Myron Jobson, senior personal finance analyst at Interactive Investor, said: “The pandemic led to an unprecedented shift in household spending – even more striking than that of credit crunch – and upended long-standing consumer habits.

“Spending on non-essential services such as eating out at restaurants, beauty, travel and entertainment fell significantly during the first lockdown because strict Covid restrictions hindered us from doing so. But we spent more on other things such as takeaways, streaming subscriptions and loungewear.

“Unlike the credit crunch, government interventions like the furlough scheme and the £20 per week increase of Universal Credit have protected jobs and incomes and helped drive the recovery in household spending to pre-Covid levels two years after the event.
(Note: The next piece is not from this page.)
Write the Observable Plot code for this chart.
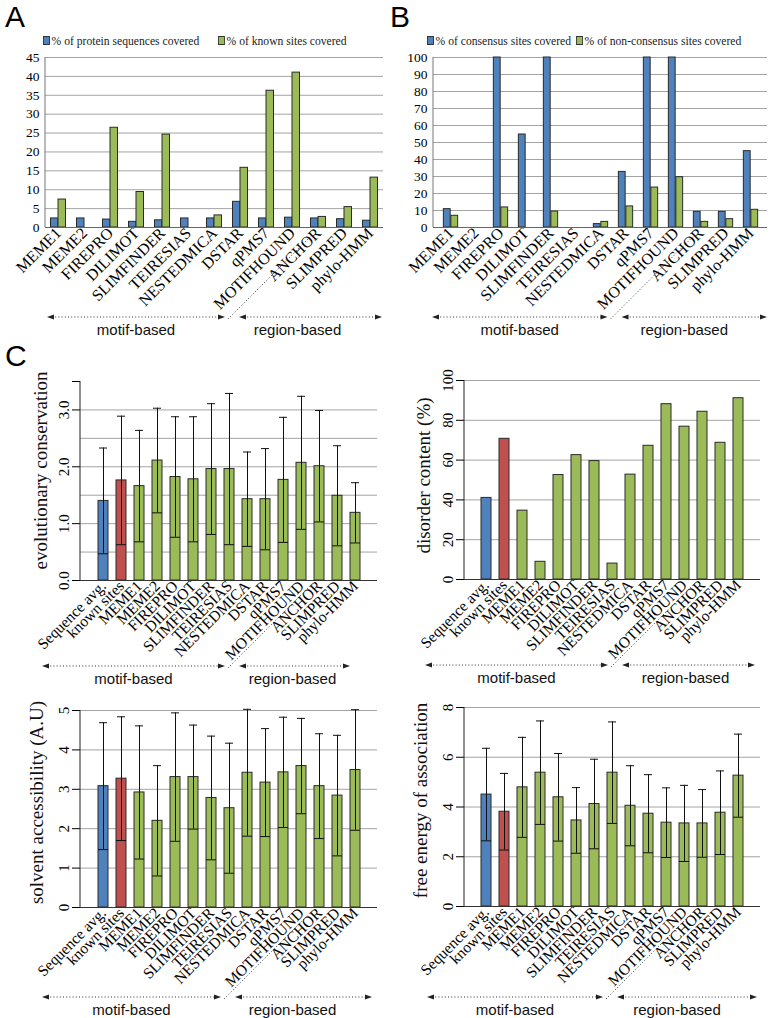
<!DOCTYPE html>
<html><head><meta charset="utf-8">
<script src="https://cdn.jsdelivr.net/npm/d3@7"></script>
<script src="https://cdn.jsdelivr.net/npm/@observablehq/plot@0.6"></script>
<style>
body{margin:0;background:#fff;}
#root{position:relative;width:771px;height:1018px;overflow:hidden;font-family:"Liberation Serif","Times New Roman",serif;color:#000;}
.panel{position:absolute;}
.letter{position:absolute;font-family:"Liberation Sans",Arial,sans-serif;font-size:30px;line-height:30px;}
.legend{position:absolute;font-size:13.5px;line-height:14px;white-space:nowrap;color:#222;transform:scaleX(0.86);transform-origin:0 50%;}
.sw{display:inline-block;width:6px;height:7px;border:1px solid #333;margin-right:2px;vertical-align:0px;}
.ab g[aria-label^="y-axis"] text{font-size:13.5px;}
.cc g[aria-label^="y-axis"] text{font-size:15px;}
</style>
</head><body><div id="root"></div>
<script>
// ---------- data ----------
const toolsAB = ["MEME1","MEME2","FIREPRO","DILIMOT","SLIMFINDER","TEIRESIAS","NESTEDMICA","DSTAR","qPMS7","MOTIFHOUND","ANCHOR","SLIMPRED","phylo-HMM"];
const seqCovered   = [2.4,2.4,2.1,1.5,1.9,2.4,2.4,6.8,2.4,2.6,2.4,2.2,1.8];
const knownCovered = [7.4,0,26.4,9.4,24.6,0,3.2,15.8,36.2,41.0,2.8,5.4,13.2];
const consensusCovered    = [10.8,0,100,54.7,100,0,2.0,32.7,100,100,9.2,9.2,44.9];
const nonConsensusCovered = [6.9,0,11.8,0,9.4,0,3.3,12.4,23.5,29.6,3.3,4.9,10.4];
const legendA = ["% of protein sequences covered","% of known sites covered"];
const legendB = ["% of consensus sites covered","% of non-consensus sites covered"];
const ticksA = [0,5,10,15,20,25,30,35,40,45];
const ticksB = [0,10,20,30,40,50,60,70,80,90,100];

const toolsC = ["Sequence avg.","known sites","MEME1","MEME2","FIREPRO","DILIMOT","SLIMFINDER","TEIRESIAS","NESTEDMICA","DSTAR","qPMS7","MOTIFHOUND","ANCHOR","SLIMPRED","phylo-HMM"];
const consMean = [1.40,1.76,1.66,2.11,1.82,1.78,1.96,1.96,1.43,1.43,1.77,2.07,2.01,1.49,1.19];
const consSd   = [0.93,1.13,0.98,0.92,1.06,1.10,1.15,1.33,0.83,0.89,1.10,1.17,0.98,0.88,0.53];
const disorder = [41.0,70.7,34.6,8.9,52.5,62.5,59.5,8.0,52.7,67.2,88.1,76.8,84.3,68.7,91.1];
const solvMean = [3.08,3.27,2.92,2.20,3.31,3.31,2.78,2.52,3.42,3.17,3.43,3.59,3.08,2.84,3.49];
const solvSd   = [1.61,1.57,1.69,1.40,1.63,1.32,1.57,1.65,1.61,1.37,1.40,1.21,1.33,1.53,1.53];
const energyMean = [4.50,3.81,4.79,5.38,4.39,3.46,4.12,5.38,4.05,3.73,3.37,3.34,3.34,3.77,5.26];
const energySd   = [1.86,1.54,2.01,2.08,1.76,1.32,1.80,2.04,1.61,1.57,1.40,1.53,1.36,1.68,1.67];
const consTicks = [0,1,2,3,3.5], consGrid = [0.5,1,1.5,2,2.5,3];
const disTicks = [0,20,40,60,80,100], disGrid = [20,40,60,80,100];
const solvTicks = [0,1,2,3,4,5], solvGrid = [1,2,3,4,5];
const energyTicks = [0,2,4,6,8], energyGrid = [2,4,6,8];
const yLabels = ["evolutionary conservation","disorder content (%)","solvent accessibility (A.U)","free energy of association"];
const groupLabels = ["motif-based","region-based"];

// ---------- styles ----------
const BLUE = "#4F81BD", GREEN = "#9BBB59", RED = "#C0504D", EDGE = "#2a2a2a", GRID = "#a3a3a3";
const root = document.getElementById("root");

function place(el, left, top, cls) {
  const d = document.createElement("div");
  d.className = "panel " + (cls || "");
  d.style.left = left + "px"; d.style.top = top + "px";
  d.appendChild(el); root.appendChild(d);
}
function html(cls, left, top, inner) {
  const d = document.createElement("div");
  d.className = cls; d.style.left = left + "px"; d.style.top = top + "px";
  d.innerHTML = inner; root.appendChild(d);
}

function axisLine(svg, plot, color) {
  const sx = plot.scale("x"), sy = plot.scale("y");
  const x0 = sx.range[0];
  d3.select(svg).append("line").attr("x1", x0).attr("x2", x0)
    .attr("y1", sy.range[1]).attr("y2", sy.range[0]).attr("stroke", color).attr("stroke-width", 1);
}

function annotate(svg, plot, o) {
  const sx = plot.scale("x"), sy = plot.scale("y");
  const [r0, r1] = sx.range;
  const axisY = sy.apply(0);
  const ay = axisY + o.drop;
  const sep = sx.apply("ANCHOR") + sx.bandwidth / 2 - o.drop + o.sepShift;
  const g = d3.select(svg).append("g");
  const segs = [[r0 + o.l, sep - 3], [sep + 11, r1 + o.r]];
  segs.forEach(([a, b], i) => {
    g.append("line").attr("x1", a + 5).attr("x2", b - 5).attr("y1", ay).attr("y2", ay)
      .attr("stroke", "#333").attr("stroke-dasharray", "1,2.2");
    g.append("path").attr("d", `M${a},${ay}L${a+7},${ay-2.6}L${a+7},${ay+2.6}Z`).attr("fill", "#222");
    g.append("path").attr("d", `M${b},${ay}L${b-7},${ay-2.6}L${b-7},${ay+2.6}Z`).attr("fill", "#222");
    g.append("text").attr("x", (a + b) / 2 + (i ? o.rdx : 0)).attr("y", ay + 12)
      .attr("text-anchor", "middle").attr("dominant-baseline", "central")
      .style("font-family", '"Liberation Sans", Arial, sans-serif').style("font-size", "15px")
      .attr("fill", "#111").text(groupLabels[i]);
  });
  const L = o.drop - 6;
  g.append("line").attr("x1", sep).attr("y1", ay + 2).attr("x2", sep + L).attr("y2", ay + 2 - L)
    .attr("stroke", "#333").attr("stroke-dasharray", "1,2.2");
}

// ---------- panels A and B ----------
function grouped(cfg) {
  const n = toolsAB.length;
  const bw = (cfg.width - cfg.ml - cfg.mr) / n;
  const half = 7.5;
  const d1 = toolsAB.map((t, i) => ({t, v: cfg.s1[i]})).filter(d => d.v > 0);
  const d2 = toolsAB.map((t, i) => ({t, v: cfg.s2[i]})).filter(d => d.v > 0);
  const plot = Plot.plot({
    width: cfg.width, height: cfg.height,
    marginLeft: cfg.ml, marginRight: cfg.mr, marginTop: cfg.mt, marginBottom: cfg.mb,
    style: {fontFamily: '"Liberation Serif", "Times New Roman", serif', fontSize: "16px", color: "#000", background: "transparent", overflow: "visible"},
    x: {domain: toolsAB, padding: 0, tickRotate: -45, tickSize: 0, tickPadding: 3, label: null},
    y: {domain: cfg.domain, ticks: cfg.ticks, tickSize: 0, tickPadding: 6, label: null},
    marks: [
      Plot.ruleY(cfg.ticks.filter(v => v > 0), {stroke: GRID, strokeWidth: 1}),
      Plot.barY(d1, {x: "t", y: "v", fill: BLUE, stroke: EDGE, strokeWidth: 1, insetLeft: bw / 2 - half, insetRight: bw / 2}),
      Plot.barY(d2, {x: "t", y: "v", fill: GREEN, stroke: EDGE, strokeWidth: 1, insetLeft: bw / 2, insetRight: bw / 2 - half}),
      Plot.ruleY([0], {stroke: "#666"})
    ]
  });
  axisLine(plot, plot, "#777");
  annotate(plot, plot, cfg.ann);
  place(plot, cfg.left, cfg.top, "ab");
}

grouped({left: 0, top: 45, width: 385, height: 295, ml: 45, mr: 2, mt: 12, mb: 113,
  s1: seqCovered, s2: knownCovered, domain: [0, 45], ticks: ticksA,
  ann: {drop: 90, sepShift: 0, l: 2, r: -1, rdx: -13}});
grouped({left: 385, top: 45, width: 386, height: 295, ml: 48, mr: 4, mt: 12, mb: 113,
  s1: consensusCovered, s2: nonConsensusCovered, domain: [0, 100], ticks: ticksB,
  ann: {drop: 90, sepShift: 0, l: -1, r: 0, rdx: -10}});

// ---------- panel C ----------
function colorOf(name) { return name === toolsC[0] ? BLUE : name === toolsC[1] ? RED : GREEN; }

function single(cfg) {
  const data = toolsC.map((name, i) => ({name, m: cfg.mean[i], sd: cfg.sd ? cfg.sd[i] : 0}));
  const marks = [
    Plot.ruleY(cfg.grid, {stroke: GRID, strokeWidth: 1}),
    Plot.barY(data, {x: "name", y: "m", fill: d => colorOf(d.name), stroke: EDGE, strokeWidth: 1})
  ];
  if (cfg.sd) marks.push(
    Plot.ruleX(data, {x: "name", y1: d => d.m - d.sd, y2: d => d.m + d.sd, stroke: "#111", strokeWidth: 1}),
    Plot.tickY(data, {x: "name", y: d => d.m + d.sd, stroke: "#111", strokeWidth: 1, insetLeft: 1, insetRight: 1}),
    Plot.tickY(data, {x: "name", y: d => d.m - d.sd, stroke: "#111", strokeWidth: 1})
  );
  marks.push(Plot.ruleY([0], {stroke: "#333"}));
  const plot = Plot.plot({
    width: cfg.width, height: cfg.height,
    marginLeft: cfg.ml, marginRight: cfg.mr, marginTop: cfg.mt, marginBottom: cfg.mb,
    style: {fontFamily: '"Liberation Serif", "Times New Roman", serif', fontSize: "15.5px", color: "#000", background: "transparent", overflow: "visible"},
    x: {domain: toolsC, paddingInner: 0.47, paddingOuter: 0.56, tickRotate: -45, tickSize: 0, tickPadding: 3, label: null},
    y: {domain: cfg.domain, ticks: cfg.ticks, tickFormat: cfg.fmt, tickRotate: -90, tickSize: 8, tickPadding: 4, label: null},
    marks
  });
  axisLine(plot, plot, "#222");
  const sy = plot.scale("y");
  d3.select(plot).append("text")
    .attr("transform", `translate(${cfg.labelX},${(sy.range[0] + sy.range[1]) / 2 + cfg.labelDy}) rotate(-90)`)
    .attr("text-anchor", "middle").attr("dominant-baseline", "central")
    .style("font-size", "19px").attr("fill", "#111").text(cfg.label);
  annotate(plot, plot, cfg.ann);
  place(plot, cfg.left, cfg.top, "cc");
}

single({left: 0, top: 370, width: 385, height: 320, ml: 80, mr: 8, mt: 11, mb: 110,
  mean: consMean, sd: consSd, domain: [0, 3.5], ticks: consTicks, grid: consGrid,
  fmt: d => d === 3.5 ? "" : d.toFixed(1), label: yLabels[0], labelX: 40, labelDy: -10,
  ann: {drop: 86, sepShift: -5, l: -38, r: -27, rdx: -2}});
single({left: 385, top: 370, width: 386, height: 320, ml: 79, mr: 11, mt: 10, mb: 111,
  mean: disorder, sd: null, domain: [0, 100], ticks: disTicks, grid: disGrid,
  fmt: d => String(d), label: yLabels[1], labelX: 38, labelDy: -4,
  ann: {drop: 86, sepShift: -5, l: -39, r: -5, rdx: -3}});
single({left: 0, top: 695, width: 385, height: 323, ml: 80, mr: 8, mt: 15, mb: 111,
  mean: solvMean, sd: solvSd, domain: [0, 5], ticks: solvTicks, grid: solvGrid,
  fmt: d => String(d), label: yLabels[2], labelX: 36, labelDy: -6,
  ann: {drop: 90, sepShift: -5, l: -38, r: -5, rdx: -11}});
single({left: 385, top: 695, width: 386, height: 323, ml: 79, mr: 11, mt: 12, mb: 112,
  mean: energyMean, sd: energySd, domain: [0, 8], ticks: energyTicks, grid: energyGrid,
  fmt: d => String(d), label: yLabels[3], labelX: 35, labelDy: -6,
  ann: {drop: 91, sepShift: -5, l: -37, r: -3, rdx: -10}});

// ---------- letters and legends ----------
html("letter", 5, 2, "A");
html("letter", 390, 2, "B");
html("letter", 5, 341, "C");
html("legend", 43, 34, `<span class="sw" style="background:${BLUE}"></span>${legendA[0]}`);
html("legend", 218, 34, `<span class="sw" style="background:${GREEN}"></span>${legendA[1]}`);
html("legend", 427, 34, `<span class="sw" style="background:${BLUE}"></span>${legendB[0]}`);
html("legend", 576, 34, `<span class="sw" style="background:${GREEN}"></span>${legendB[1]}`);
</script>
</body></html>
“But the gap between the ‘haves’ and ‘have nots’ has widened because of the pandemic. The dramatic fall in income during the pandemic due to job loss or reduction in work hours has had a devastating effect on many. Other were more fortunate, becoming accidental savers as a result of a dramatic dip in their expenditure and little change in household income.

“This inequality is set to widened amid the escalating cost of living crisis. Ballooning inflation underpinned by increases in the cost of energy, food and fuel has resulted in the biggest decline in living standards since the 1950s. Many will be forced to raid their lockdown savings to maintain financial buoyancy, while the cost-of-living squeeze could push those who lived on a bare bone budget during the pandemic to financial breaking point.”